Он хлопнул в ладоши, и в зал под звуки кифар[6] вошли дарители наслаждений обоих полов, разных возрастов и цвета кожи. Пирующие встретили их появление дружным ликованием, отвернувшись от кушаний и разглядывая прекрасные фигуры и смазливые лица без тени робости или стыда.
Пользуясь тем, что никто не глядит на них, Клавдий властно взял Варрона за подбородок и заглянул в печальные глаза юноши:
Ляг нынче с кинэдом. Выбери любого или нескольких.
Нет. Не принуждай меня к этому.
Опять дерзишь мне, мальчишка?
Ты словно не ты сегодня, попробовал отстраниться ликкиец. Где человек, которого я полюбил?
Его больше нет, Варрон, зло процедил Богоподобный. Он умер и никогда не вернется к тебе. Смирись или убирайся прочь!
Тысячи звезд ослепили юношу, тысячи звуков оглушили его, и мир вдруг начал рушиться, расплываться от слез, сверкнувших в полных страдания глазах.
Тогда умри и ты! закричал Варрон.
Он схватил нож из тарелки и по самую рукоятку вогнал лезвие в шею Клавдия. Владыка открыл рот, захлебываясь кровью, попробовал подняться, опираясь на стремительно слабеющие руки, но смерть уже стелила для зесара ложе в вечности.
Руф оторопело смотрел, как умирает Клавдий, судорожно хватаясь за рукоять ножа, торчащего из шеи.
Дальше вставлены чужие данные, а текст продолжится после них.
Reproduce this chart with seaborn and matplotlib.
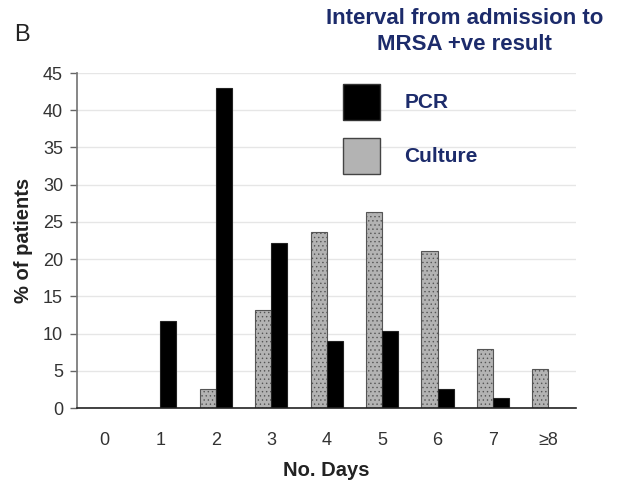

Понтифекс и предположить не мог, что мягкотелый Варрон окажется способен убить своего единственного покровителя и защитника. Неожиданно для себя Плетущий Сети принял судьбоносное решение и, воздев руку над головой, подал условный знак сидящему в кресле у стены Тациту.
Эбиссинец без промедлений кинулся в центр зала, расталкивая гетер и вскочивших с лежаков сановников. Прыгнув, словно настигающий добычу тигр, Восьмиглазый ударил кулаком попытавшегося преградить ему путь казначея Олуса и, оказавшись близ объятого страхом Варрона, рывком поставил ликкийца на ноги. Руф что-то коротко приказал Джоуву. Легат, единственный из гостей, кто имел право находиться в этом зале с оружием, поднял с пола ножны и быстро вынул клинок.
Тацит обхватил рукой шею взысканца и поволок его к ближайшему выходу. Джоув, грозя мечом взбудоражено перешептывающейся толпе, прикрывал их побег. Все произошло так стремительно, что многие пировавшие еще не до конца успели понять, свидетелями какого страшного события им довелось стать этой ночью.